Gadfly

Pharma's Quieter Price War Continues

Pharmacy benefit managers are still squeezing drugmakers for discounts.
From

Express Scripts headquarters in St. Louis, Missouri.

Photographer: WHITNEY CURTIS

Biopharma stocks have recovered from the drug-pricing terror that marked the beginning stages of the Trump administration. 

But as the flashier Washington price war, with congressional hearings and threats of legislation, stalls out, a quieter but more authentic battle continued this week, involving secret negotiations and closely scrutinized PDFs.  

The country's biggest pharmacy benefit managers (PBMs), which negotiate drug discounts on behalf of insurers and employers, updated their growing lists of medicines they won't cover due to pricing or the availability of cheaper alternatives. Lobbying may work in D.C., but discounts work more often with PBMs. 

The lists of medicines PBMs cover and don't are known as drug formularies. If a patient wants a drug that's excluded from a formulary, they may pay more for it out of pocket than for a preferred drug. Because these firms represent huge insurance companies and other important clients, drugmakers offer large discounts to stay on the "preferred" side of the list. 

In the pharmacy benefit ecosystem, CVS Health Corp. and Express Scripts Holding Co. take up most of the oxygen. UnitedHealth Group Inc. is a fairly distant third, and a bunch of much smaller players are way behind them. These large firms are criticized for their opacity and accused of helping to actually inflate drug prices. But in the absence of any other sort of price control, they're what we have. Whether or not PBMs entirely benefit the public, these firms definitely take a big chunk out of what pharma could otherwise earn.  

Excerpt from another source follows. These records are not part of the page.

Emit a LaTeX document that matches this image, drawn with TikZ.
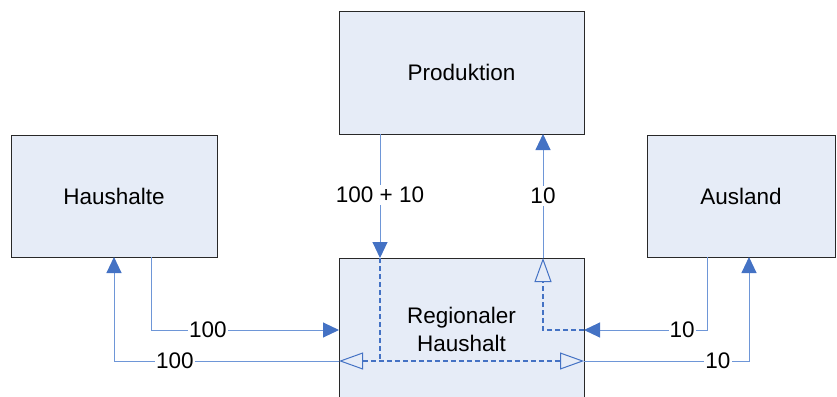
\documentclass[tikz,border=0pt]{standalone}
\usepackage{fontspec}
\setmainfont{Liberation Sans}
\usetikzlibrary{arrows.meta}
\definecolor{boxfill}{RGB}{230,236,247}
\definecolor{boxline}{RGB}{40,40,40}
\definecolor{flowline}{RGB}{110,150,215}
\definecolor{flowdark}{RGB}{68,114,196}
\tikzset{
  box/.style={draw=boxline, line width=0.9pt, fill=boxfill, outer sep=0pt, inner sep=0pt,
    align=center, font=\fontsize{22.5}{28}\selectfont},
  flow/.style={draw=flowline, line width=1pt,
    -{Triangle[length=16pt,width=15pt,color=flowdark]}},
  dflow/.style={draw=flowdark, line width=1.4pt, dash pattern=on 5pt off 3pt},
  opentip/.tip={Triangle[open,length=24pt,width=17pt,color=flowdark,line width=1pt]},
  lbl/.style={fill=white, inner xsep=1pt, inner ysep=2pt, font=\fontsize{22.5}{27}\selectfont}
}
\begin{document}
\begin{tikzpicture}[x=1pt,y=-1pt]
\useasboundingbox (0,0) rectangle (837,396);
\clip (0,0) rectangle (837,396);
\node[box, minimum width=245pt, minimum height=123pt] (prod) at (461.5,72.5) {Produktion};
\node[box, minimum width=206pt, minimum height=122pt] (haus) at (114,196) {Haushalte};
\node[box, minimum width=188pt, minimum height=122pt] (ausl) at (741,196) {Ausland};
\node[box, minimum width=245pt, minimum height=142pt] (reg) at (461.5,329) {Regionaler\\Haushalt};

% Haushalte -> Regionaler Haushalt
\draw[flow] (haus.south -| 151,0) -- (151,330) -- node[lbl,pos=0.303] (l1) {100} (reg.west |- 0,330);
% Regionaler Haushalt -> Haushalte
\draw[flow] (reg.west |- 0,361) -- node[lbl,pos=0.729] (l2) {100} (114,361) -- (haus.south -| 114,0);
% Produktion -> Regionaler Haushalt
\draw[flow] (prod.south -| 380,0) -- node[lbl,pos=0.49] (l3) {100 + 10} (reg.north -| 380,0);
% Regionaler Haushalt -> Produktion
\draw[flow] (reg.north -| 543,0) -- node[lbl,pos=0.5] (l4) {10} (prod.south -| 543,0);
% Ausland -> Regionaler Haushalt
\draw[flow] (ausl.south -| 707,0) -- (707,330) -- node[lbl,pos=0.203] (l5) {10} (reg.east |- 0,330);
% Regionaler Haushalt -> Ausland
\draw[flow] (reg.east |- 0,361) -- node[lbl,pos=0.812] (l6) {10} (749,361) -- (ausl.south -| 749,0);

% internal dashed flows
\coordinate (j) at (380,361);
\draw[dflow] (reg.north -| 380,0) -- (j);
\draw[dflow, opentip-opentip] (reg.west |- 0,361) -- (reg.east |- 0,361);
\draw[dflow, -opentip] (reg.east |- 0,330) -- (543,330) -- (reg.north -| 543,0);
\end{tikzpicture}
\end{document}
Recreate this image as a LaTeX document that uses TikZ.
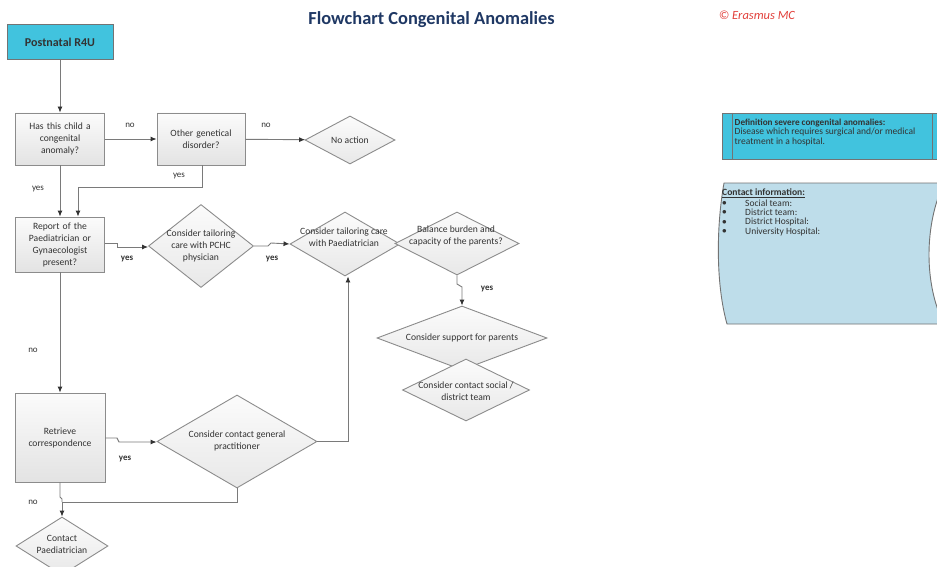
\documentclass[tikz,border=0pt]{standalone}
\usepackage{fontspec}
\setmainfont{Carlito}
\usetikzlibrary{shapes.geometric,arrows.meta}
\definecolor{cyanbox}{HTML}{41C3DE}
\definecolor{edgegray}{HTML}{7A7A7A}
\definecolor{boxgray}{HTML}{8C8C8C}
\definecolor{navy}{HTML}{1F3864}
\definecolor{erasred}{HTML}{E2403B}
\definecolor{txtgray}{HTML}{333333}
\definecolor{infoblue}{HTML}{BEDDEA}
\tikzset{
  procbox/.style={draw=boxgray, line width=0.9pt, top color=white!97!gray, bottom color=gray!22,
    inner sep=0pt, text width=#1, align=center, font=\fontsize{9.6}{12}\selectfont, text=txtgray},
  dia/.style={diamond, draw=boxgray, line width=0.9pt, top color=white!97!gray, bottom color=gray!18,
    inner sep=0pt, aspect=1},
  dtext/.style={align=center, font=\fontsize{9.6}{12}\selectfont, text=txtgray, inner sep=0pt},
  conn/.style={draw=edgegray, line width=0.9pt},
  arr/.style={conn, -{Latex[length=6pt,width=5pt,black!80]}},
  lbl/.style={font=\fontsize{9}{10}\selectfont, text=txtgray, inner sep=0pt},
  ylbl/.style={font=\bfseries\fontsize{9}{10}\selectfont, text=txtgray, inner sep=0pt},
  side/.style={font=\fontsize{9.5}{10}\selectfont, text=txtgray, inner sep=0pt, anchor=west},
}
\begin{document}
\begin{tikzpicture}[x=1pt,y=-1pt]
\useasboundingbox (0,0) rectangle (937,567);
\fill[white] (0,0) rectangle (937,567);

% header
\node[font=\bfseries\fontsize{18.4}{20}\selectfont, text=navy] (title) at (431.5,20) {Flowchart Congenital Anomalies};
\node[font=\itshape\fontsize{12.5}{14}\selectfont, text=erasred] (copy) at (757,15) {\textcopyright\ Erasmus MC};

% start
\node[draw=black!55, line width=1pt, fill=cyanbox, minimum width=106pt, minimum height=35pt,
  font=\bfseries\fontsize{12}{14}\selectfont, text=black!80] (start) at (60,42.5) {Postnatal R4U};

% question boxes
\node[procbox=85pt, minimum width=89pt, minimum height=52pt] (q1) at (60,139) {Has this child a\\congenital\\anomaly?};
\node[procbox=85pt, minimum width=88pt, minimum height=52pt] (q2) at (201,139) {Other genetical\\disorder?};
\node[procbox=87pt, minimum width=89pt, minimum height=55pt] (rep) at (60,244.5) {Report of the\\Paediatrician or\\Gynaecologist\\present?};
\node[procbox=87pt, minimum width=90pt, minimum height=89pt] (ret) at (60,437.5) {Retrieve\\correspondence};

% decision diamonds
\node[dia, minimum width=90pt, minimum height=48pt] (noact) at (350,140) {};
\node[dia, minimum width=105pt, minimum height=83pt] (pchc) at (201,246) {};
\node[dia, minimum width=110pt, minimum height=64pt] (paed) at (345,244) {};
\node[dia, minimum width=124pt, minimum height=63pt] (bal) at (457,243.5) {};
\node[dia, minimum width=170pt, minimum height=64pt] (sup) at (462,338) {};
\node[dia, minimum width=127pt, minimum height=62pt] (soc) at (466,390) {};
\node[dia, minimum width=160pt, minimum height=93pt] (gp) at (237,441.5) {};
\node[dia, minimum width=92pt, minimum height=58pt] (cpaed) at (62,546) {};

% diamond texts
\node[dtext] (tnoact) at (noact) {No action};
\node[dtext] (tpchc) at (pchc) {Consider tailoring\\care with PCHC\\physician};
\node[dtext] (tpaed) at (344,237) {Consider tailoring care\\with Paediatrician};
\node[dtext] (tbal) at (456,236) {Balance burden and\\capacity of the parents?};
\node[dtext] (tsup) at (sup) {Consider support for parents};
\node[dtext] (tsoc) at (466,391) {Consider contact social /\\district team};
\node[dtext] (tgp) at (237,441) {Consider contact general\\practitioner};
\node[dtext] (tcpaed) at (62,544) {Contact\\Paediatrician};

% routing points
\coordinate (q2down) at (202,187);
\coordinate (repin) at (78,187);
\coordinate (repj1) at (117,243);
\coordinate (repj2) at (117,247);
\coordinate (pchcj1) at (268,246);
\coordinate (pchcj2) at (271,243);
\coordinate (balj1) at (457,284);
\coordinate (balj2) at (462,287);
\coordinate (retj1) at (117,438);
\coordinate (retj2) at (119,442);
\coordinate (gpr) at (348,441.5);
\coordinate (merge) at (62,502);
\coordinate (gpd) at (237,502);
\coordinate (retj3) at (60,497);

% connectors
\draw[arr] (start) -- (q1);
\draw[arr] (q1) -- (q2);
\draw[arr] (q2) -- (noact);
\draw[arr] (q1) -- (rep);
\draw[arr] (q2.south -| q2down) -- (q2down) -- (repin) -- (rep.north -| repin);
\draw[arr] (rep.east |- repj1) -- (repj1) -- (repj2) -- (pchc.west |- repj2);
\draw[arr] (pchc.east) -- (pchcj1) -- (pchcj2) -- (paed.west);
\draw[arr] (bal.south) -- (balj1) -- (balj2) -- (sup.north);
\draw[arr] (rep) -- (ret);
\draw[arr] (ret.east |- retj1) -- (retj1) -- (retj2) -- (gp.west |- retj2);
\draw[arr] (gp.east) -- (gpr) -- (paed.south -| gpr);
\draw[conn] (gp.south) -- (gpd) -- (merge);
\draw[conn] (ret.south) -- (retj3) -- (61,498) -- (62,499) -- (merge);
\draw[arr] (merge) -- (cpaed.north);

% connector labels
\node[lbl] (lno1) at (130,125) {no};
\node[lbl] (lno2) at (266,125) {no};
\node[lbl] (lyes1) at (38,189) {yes};
\node[lbl] (lyes2) at (179,176) {yes};
\node[ylbl] (lyes3) at (127,259) {yes};
\node[ylbl] (lyes4) at (272,259) {yes};
\node[ylbl] (lyes5) at (487,289) {yes};
\node[lbl] (lno3) at (33,350) {no};
\node[ylbl] (lyes6) at (125,459) {yes};
\node[lbl] (lno4) at (33,502) {no};

% definition panel
\draw[draw=black!55, line width=0.9pt, fill=cyanbox] (722,113) rectangle (948,159);
\draw[black!55, line width=0.8pt] (732,113) -- (732,159) (932,113) -- (932,159);
\node[side, font=\bfseries\fontsize{9.2}{10}\selectfont] (defh) at (734.5,123) {Definition severe congenital anomalies:};
\node[side, anchor=north west, align=left] (defb) at (734.5,128) {Disease which requires surgical and/or medical\\treatment in a hospital.};

% contact information panel
\draw[draw=black!55, line width=0.9pt, fill=infoblue]
  (724,183) -- (944,183) .. controls (924,225) and (924,285) .. (944,324)
  -- (727,324) .. controls (716,285) and (716,228) .. cycle;
\node[side, font=\bfseries\fontsize{9.6}{10}\selectfont] (cih) at (722,193) {\underline{Contact information:}};
\node[side] (b1) at (722,203) {$\bullet$};
\node[side] (b2) at (722,212.5) {$\bullet$};
\node[side] (b3) at (722,222) {$\bullet$};
\node[side] (b4) at (722,231.5) {$\bullet$};
\node[side] (c1) at (745,203) {Social team:};
\node[side] (c2) at (745,212.5) {District team:};
\node[side] (c3) at (745,222) {District Hospital:};
\node[side] (c4) at (745,231.5) {University Hospital:};
\end{tikzpicture}
\end{document}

Individual companies and insurers can have their own drug lists. But the main lists from CVS and Express Scripts are the most widely adopted and can offer the biggest discounts.

Express Scripts claims its main formulary saved clients $7.4 billion over the past five years. CVS expects its own drug exclusion strategy to deliver $13.4 billion in cumulative savings to clients from 2012 through 2018. These are company-provided numbers and should be taken with fistfuls of salt. And these companies profit from the savings they deliver. But there's no denying they've had an impact. 

Express Scripts this week dramatically increased the number of medicines it will exclude in 2018, from 85 to 159. It's a notably aggressive move for the company -- it actually reduced its exclusions last year -- and vaults it ahead of CVS in terms of the number of medicines excluded. Frequent target of drug-pricing ire Valeant Pharmaceuticals International Inc. has five different drugs excluded on the Express Scripts list. 

CVS's list, revealed Tuesday, stayed flat by excluding 17 new medicines and adding another 17 back. But that doesn't mean the company has gotten easier on drug prices. 

Manufacturers offer substantial rebates to avoid being excluded from these lists. If they don't, they risk a flip-flop along the lines of what Eli Lilly & Co. suffered this year. Johnson & Johnson's diabetes medicine Invokana had previously been excluded from CVS's formulary in favor of Eli Lilly's Jardiance. This year, their positions are flipped -- likely due to a negotiated price cut for the J&J medicine.

The threat of exclusion gives PBMs negotiating power in other ways. CVS announced a new program this week in which it will cap costs or demand refunds if a drug doesn't perform up to certain standards in a patient population. The pilot program will test these strategies in certain cancers, for drugs used to control obesity, and in a respiratory condition. 

There's still more bad news to come for drugmakers. Both Express Scripts and CVS will provide formulary updates (and possible additional drug exclusions) in mid-September on two of the biggest disease categories: autoimmune blockbusters such as Humira and Remicade, and medicines for Hepatitis C. In the latter category, PBMs have already wrung big discounts out of drugmakers, and competing medicines will be available soon. 

Though drug pricing may have faded from the headlines, the people paying for medicine haven't forgotten about it. Investors getting hyped up about pharma again shouldn't, either.

This column does not necessarily reflect the opinion of Bloomberg LP and its owners.